Additional support for the "supraordinal clade" suggested by Stanhope et al. (1993) comes from two analyses of molecular supermatrices (Madsen et al., 2001; Murphy et al., 2001a). In both studies, maximum likelihood analyses resolved placental mammals into the same four major groups: Xenarthra, Afrotheria, Laurasiatheria, and Euarchonta + Glires (= Euarchontoglires of Murphy et al., 2001b,c). The latter group includes Primates, Scandentia, Dermoptera, Lagomorpha, and Rodentia. However, Madsen et al. (2001) and Murphy et al. (2001a) did not provide convincing support for the placement of primates, tree shrews, and flying lemurs relative to each other and to Glires (Lagomorpha, Rodentia).

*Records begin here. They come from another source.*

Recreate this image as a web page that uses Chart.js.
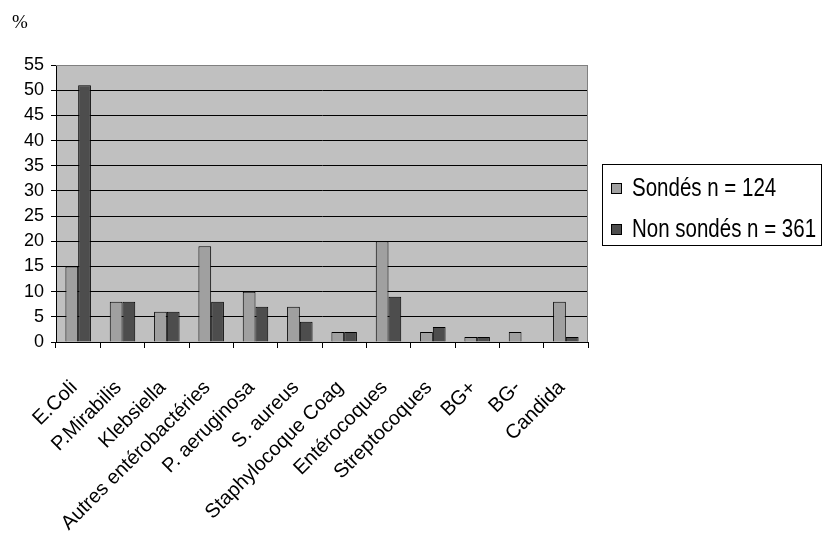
<!DOCTYPE html>
<html>
<head>
<meta charset="utf-8">
<script src="https://cdn.jsdelivr.net/npm/chart.js@4/dist/chart.umd.min.js"></script>
<style>
  html, body { margin: 0; padding: 0; background: #fff; }
  #wrap { position: relative; width: 824px; height: 536px; }
  #pct { position: absolute; left: 12px; top: 11px; font: 19px "Liberation Serif", "Times New Roman", serif; color: #000; }
</style>
</head>
<body>
<div id="wrap">
  <canvas id="c" width="824" height="536"></canvas>
  <div id="pct">%</div>
</div>
<script>
// Germs isolated, share (%) among catheterised vs non-catheterised patients
const categories = [
  "E.Coli", "P.Mirabilis", "Klebsiella", "Autres entérobactéries", "P. aeruginosa",
  "S. aureus", "Staphylocoque Coag", "Entérocoques", "Streptocoques", "BG+", "BG-", "Candida"
];
const sondes    = [15, 8, 6, 19, 10, 7, 2, 20, 2, 1, 2, 8];
const nonSondes = [51, 8, 6, 8, 7, 4, 2, 9, 3, 1, 0, 1];
const seriesLabels = ["Sondés n = 124", "Non sondés n = 361"];
const yTicks = [0, 5, 10, 15, 20, 25, 30, 35, 40, 45, 50, 55];

const FONT = "'Liberation Sans', Arial, sans-serif";

// grey plot background and light top/right frame
const plotBg = {
  id: 'plotBg',
  beforeDraw(chart) {
    const { ctx, chartArea: a } = chart;
    ctx.save();
    ctx.fillStyle = '#C0C0C0';
    ctx.fillRect(a.left, a.top, a.right - a.left, a.bottom - a.top);
    ctx.restore();
  },
  afterDraw(chart) {
    const { ctx, chartArea: a } = chart;
    ctx.save();
    ctx.strokeStyle = '#808080';
    ctx.lineWidth = 1;
    ctx.beginPath();
    ctx.moveTo(a.left, a.top + 0.5);
    ctx.lineTo(a.right - 0.5, a.top + 0.5);
    ctx.lineTo(a.right - 0.5, a.bottom);
    ctx.stroke();
    ctx.restore();
  }
};

// boxed legend on the right, condensed lettering
const boxLegend = {
  id: 'boxLegend',
  afterDraw(chart) {
    const { ctx } = chart;
    const x = 602, y = 164, w = 220, h = 82;
    ctx.save();
    ctx.fillStyle = '#fff';
    ctx.fillRect(x, y, w, h);
    ctx.strokeStyle = '#000';
    ctx.lineWidth = 1;
    ctx.strokeRect(x + 0.5, y + 0.5, w - 1, h - 1);
    ctx.textBaseline = 'middle';
    chart.data.datasets.forEach((ds, i) => {
      const cy = y + 24 + i * 41;
      ctx.fillStyle = ds.backgroundColor;
      ctx.fillRect(x + 9, cy - 5, 11, 11);
      ctx.strokeStyle = '#000';
      ctx.strokeRect(x + 9.5, cy - 4.5, 10, 10);
      ctx.save();
      ctx.translate(x + 30, cy + 1);
      ctx.scale(0.82, 1);
      ctx.font = '25px ' + FONT;
      ctx.fillStyle = '#000';
      ctx.fillText(ds.label, 0, 0);
      ctx.restore();
    });
    ctx.restore();
  }
};

new Chart(document.getElementById('c'), {
  type: 'bar',
  data: {
    labels: categories,
    datasets: [
      { label: seriesLabels[0], data: sondes, backgroundColor: '#A0A0A0', borderColor: '#000', borderWidth: 1 },
      { label: seriesLabels[1], data: nonSondes, backgroundColor: '#4D4D4D', borderColor: '#000', borderWidth: 1 }
    ]
  },
  options: {
    responsive: false,
    animation: false,
    layout: { padding: { left: 0, right: 236, top: 65, bottom: 0 } },
    datasets: { bar: { categoryPercentage: 0.575, barPercentage: 1 } },
    plugins: { legend: { display: false }, tooltip: { enabled: false } },
    scales: {
      x: {
        grid: { display: true, drawOnChartArea: false, drawTicks: true, tickLength: 6, color: '#000', offset: true },
        border: { color: '#000', width: 1 },
        ticks: {
          color: '#000', font: { family: FONT, size: 20 },
          minRotation: 45, maxRotation: 45, autoSkip: false, padding: 28, labelOffset: -4
        },
        afterFit(scale) { scale.height = 536 - 342; }
      },
      y: {
        min: 0, max: 55,
        afterBuildTicks(scale) { scale.ticks = yTicks.map(v => ({ value: v })); },
        grid: {
          color: c => (c.tick && c.tick.value === 55) ? '#808080' : '#000',
          tickColor: '#000', tickLength: 5, drawTicks: true
        },
        border: { color: '#000', width: 1 },
        ticks: { color: '#000', font: { family: FONT, size: 18 }, padding: 7 },
        afterFit(scale) { scale.width = 56; }
      }
    }
  },
  plugins: [plotBg, boxLegend]
});
</script>
</body>
</html>
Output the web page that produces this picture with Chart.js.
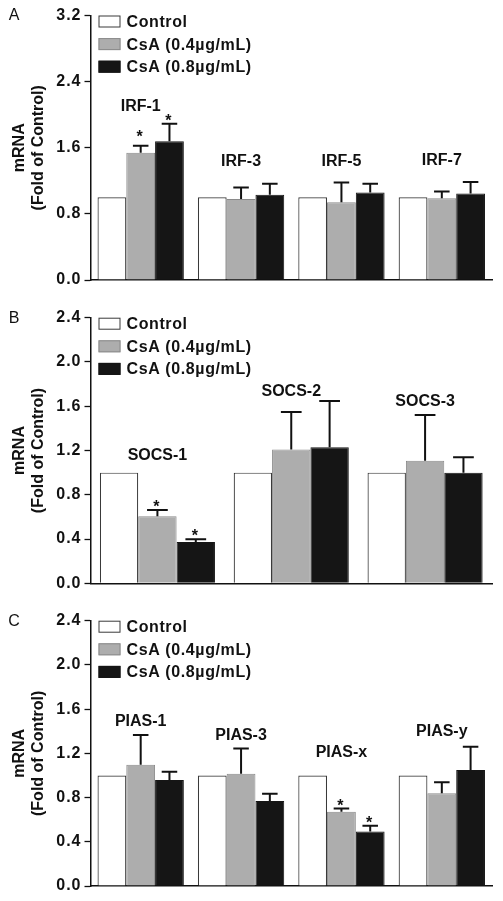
<!DOCTYPE html>
<html><head><meta charset="utf-8">
<script src="https://cdn.jsdelivr.net/npm/chart.js@4.4.1/dist/chart.umd.min.js"></script>
<style>
html,body{margin:0;padding:0;background:#fff;width:503px;height:901px;overflow:hidden;}
.p{position:absolute;left:0;}
canvas{display:block;}
</style></head><body>
<div class="p" style="top:0"><canvas id="cA" width="503" height="300"></canvas></div>
<div class="p" style="top:300px"><canvas id="cB" width="503" height="300"></canvas></div>
<div class="p" style="top:600px"><canvas id="cC" width="503" height="301"></canvas></div>
<script>
// ---------- data ----------
const seriesLabels = ['Control', 'CsA (0.4\u00b5g/mL)', 'CsA (0.8\u00b5g/mL)'];

// Panel A
const genesA = ['IRF-1', 'IRF-3', 'IRF-5', 'IRF-7'];
const controlA = [1, 1, 1, 1];
const csa04A = [1.54, 0.98, 0.94, 0.99];
const csa04ErrA = [0.085, 0.14, 0.24, 0.08];
const csa04SigA = [true, false, false, false];
const csa08A = [1.68, 1.03, 1.06, 1.045];
const csa08ErrA = [0.21, 0.135, 0.105, 0.14];
const csa08SigA = [true, false, false, false];
const yTicksA = [0, 0.8, 1.6, 2.4, 3.2];

// Panel B
const genesB = ['SOCS-1', 'SOCS-2', 'SOCS-3'];
const controlB = [1, 1, 1];
const csa04B = [0.605, 1.21, 1.108];
const csa04ErrB = [0.058, 0.338, 0.413];
const csa04SigB = [true, false, false];
const csa08B = [0.373, 1.229, 1.0];
const csa08ErrB = [0.025, 0.419, 0.139];
const csa08SigB = [true, false, false];
const yTicksB = [0, 0.4, 0.8, 1.2, 1.6, 2.0, 2.4];

// Panel C
const genesC = ['PIAS-1', 'PIAS-3', 'PIAS-x', 'PIAS-y'];
const controlC = [1, 1, 1, 1];
const csa04C = [1.097, 1.016, 0.672, 0.838];
const csa04ErrC = [0.269, 0.229, 0.03, 0.10];
const csa04SigC = [false, false, true, false];
const csa08C = [0.959, 0.769, 0.494, 1.049];
const csa08ErrC = [0.075, 0.066, 0.052, 0.211];
const csa08SigC = [false, false, true, false];
const yTicksC = [0, 0.4, 0.8, 1.2, 1.6, 2.0, 2.4];

// ---------- styling ----------
const FONT = 'Arial, "Liberation Sans", Helvetica, sans-serif';
const COLORS = ['#ffffff', '#adadad', '#151515'];
const BORDERS = ['#3a3a3a', '#8a8a8a', '#151515'];

const annot = {
  id: 'annot',
  beforeDraw(chart) {
    const s = chart.scales.y;
    if (s && !s._lsWrapped) {
      const orig = s.drawLabels.bind(s);
      s.drawLabels = (ca) => {
        const ctx = chart.ctx;
        ctx.save();
        try { ctx.letterSpacing = '1px'; } catch (e) {}
        orig(ca);
        ctx.restore();
      };
      s._lsWrapped = true;
    }
  },
  afterDatasetsDraw(chart, args, opts) {
    const ctx = chart.ctx, xs = chart.scales.x, ys = chart.scales.y;
    ctx.save();
    chart.data.datasets.forEach((ds, di) => {
      if (!ds.errors) return;
      const meta = chart.getDatasetMeta(di);
      meta.data.forEach((bar, i) => {
        const v = ds.data[i], e = ds.errors[i];
        const top = ys.getPixelForValue(v + e);
        const base = ys.getPixelForValue(v);
        const w = bar.width * 0.54;
        ctx.strokeStyle = '#111';
        ctx.lineWidth = 2;
        ctx.beginPath();
        ctx.moveTo(bar.x, base); ctx.lineTo(bar.x, top);
        ctx.moveTo(bar.x - w / 2, top); ctx.lineTo(bar.x + w / 2, top);
        ctx.stroke();
        if (ds.sig && ds.sig[i]) {
          const lift = (opts.starLift && opts.starLift[di + '-' + i]) || 0;
          ctx.fillStyle = '#111';
          ctx.font = 'bold 16px ' + FONT;
          ctx.textAlign = 'center';
          ctx.textBaseline = 'alphabetic';
          ctx.fillText('*', bar.x - 1, top - 7 - lift + 9.2);
        }
      });
    });
    // group labels
    ctx.fillStyle = '#111';
    ctx.font = 'bold 16px ' + FONT;
    ctx.textAlign = 'center';
    ctx.textBaseline = 'middle';
    chart.data.labels.forEach((lab, i) => {
      ctx.fillText(lab, xs.getPixelForValue(i), ys.getPixelForValue(opts.labelY[i]));
    });
    ctx.restore();
  },
  afterDraw(chart, args, opts) {
    const ctx = chart.ctx, ca = chart.chartArea;
    ctx.save();
    // legend
    const bx = ca.left + 8, bw = 22, bh = 12;
    chart.data.datasets.forEach((ds, di) => {
      const cy = ca.top + 6 + di * 22.6;
      ctx.fillStyle = ds.backgroundColor;
      ctx.fillRect(bx, cy - bh / 2, bw, bh);
      ctx.strokeStyle = ds.borderColor;
      ctx.lineWidth = 1;
      ctx.strokeRect(bx + 0.5, cy - bh / 2 + 0.5, bw - 1, bh - 1);
      ctx.fillStyle = '#111';
      ctx.font = 'bold 16px ' + FONT;
      ctx.textAlign = 'left';
      ctx.textBaseline = 'middle';
      try { ctx.letterSpacing = '0.6px'; } catch (e) {}
      ctx.fillText(ds.label, bx + bw + 6, cy + 1);
      try { ctx.letterSpacing = '0px'; } catch (e) {}
    });
    // panel letter
    ctx.fillStyle = '#111';
    ctx.font = '16px ' + FONT;
    ctx.textAlign = 'center';
    ctx.textBaseline = 'middle';
    ctx.fillText(opts.letter, 14, ca.top + 0.5);
    ctx.restore();
  }
};

function makeChart(id, genes, ctrl, s04, e04, g04, s08, e08, g08, ticks, pad, labelY, letter, starLift) {
  return new Chart(document.getElementById(id), {
    type: 'bar',
    data: {
      labels: genes,
      datasets: [
        { label: seriesLabels[0], data: ctrl, backgroundColor: COLORS[0], borderColor: BORDERS[0], borderWidth: 1.2 },
        { label: seriesLabels[1], data: s04, errors: e04, sig: g04, backgroundColor: COLORS[1], borderColor: BORDERS[1], borderWidth: 1 },
        { label: seriesLabels[2], data: s08, errors: e08, sig: g08, backgroundColor: COLORS[2], borderColor: BORDERS[2], borderWidth: 1 }
      ]
    },
    options: {
      responsive: false,
      animation: false,
      devicePixelRatio: 1,
      categoryPercentage: 0.86,
      barPercentage: 1.0,
      layout: { padding: { top: pad[0], bottom: pad[1], left: 0, right: 11 } },
      plugins: {
        legend: { display: false },
        tooltip: { enabled: false },
        annot: { labelY: labelY, letter: letter, starLift: starLift || {} }
      },
      scales: {
        x: {
          offset: true,
          grid: { display: false },
          ticks: { display: false },
          border: { display: true, color: '#111', width: 1.5 },
          afterFit: s => { s.height = 0; }
        },
        y: {
          min: ticks[0], max: ticks[ticks.length - 1],
          afterBuildTicks: s => { s.ticks = ticks.map(v => ({ value: v })); },
          ticks: {
            padding: 3,
            color: '#111',
            font: { family: FONT, size: 16, weight: 'bold' },
            callback: v => Number(v).toFixed(1)
          },
          grid: { display: true, drawOnChartArea: false, drawTicks: true, tickLength: 6, tickColor: '#111', tickWidth: 1.3, color: '#111' },
          border: { display: true, color: '#111', width: 1.5 },
          title: {
            display: true,
            text: ['mRNA', '(Fold of Control)'],
            color: '#111',
            font: { family: FONT, size: 16, weight: 'bold', lineHeight: 1.2 },
            padding: { top: 9.5, bottom: 0 }
          },
          afterFit: s => { s.width = 90.5; }
        }
      }
    },
    plugins: [annot]
  });
}

makeChart('cA', genesA, controlA, csa04A, csa04ErrA, csa04SigA, csa08A, csa08ErrA, csa08SigA,
  yTicksA, [15.5, 20], [2.10, 1.43, 1.43, 1.45], 'A', { '1-0': 6 });
makeChart('cB', genesB, controlB, csa04B, csa04ErrB, csa04SigB, csa08B, csa08ErrB, csa08SigB,
  yTicksB, [17.7, 16.7], [1.15, 1.734, 1.638], 'B');
makeChart('cC', genesC, controlC, csa04C, csa04ErrC, csa04SigC, csa08C, csa08ErrC, csa08SigC,
  yTicksC, [20.7, 15], [1.487, 1.357, 1.21, 1.394], 'C');
</script>
</body></html>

To achieve additional resolution among the orders of placental mammals, including the phylogenetic position of primates, we combined and expanded the molecular data sets of Madsen et al. (2001) and Murphy et al. (2001a). The resulting supermatrix is 16.4 kb in length (comprising 10,059 variable and 7,785 informative characters) and includes segments of 19 nuclear genes and three mitochondrial genes for 44 taxa. Primary analyses of this data set are provided in Murphy et al. (2001b). Here, we provide an expanded set of analyses and suggest a higher-level classification for the living orders of placental mammals based on our molecular results.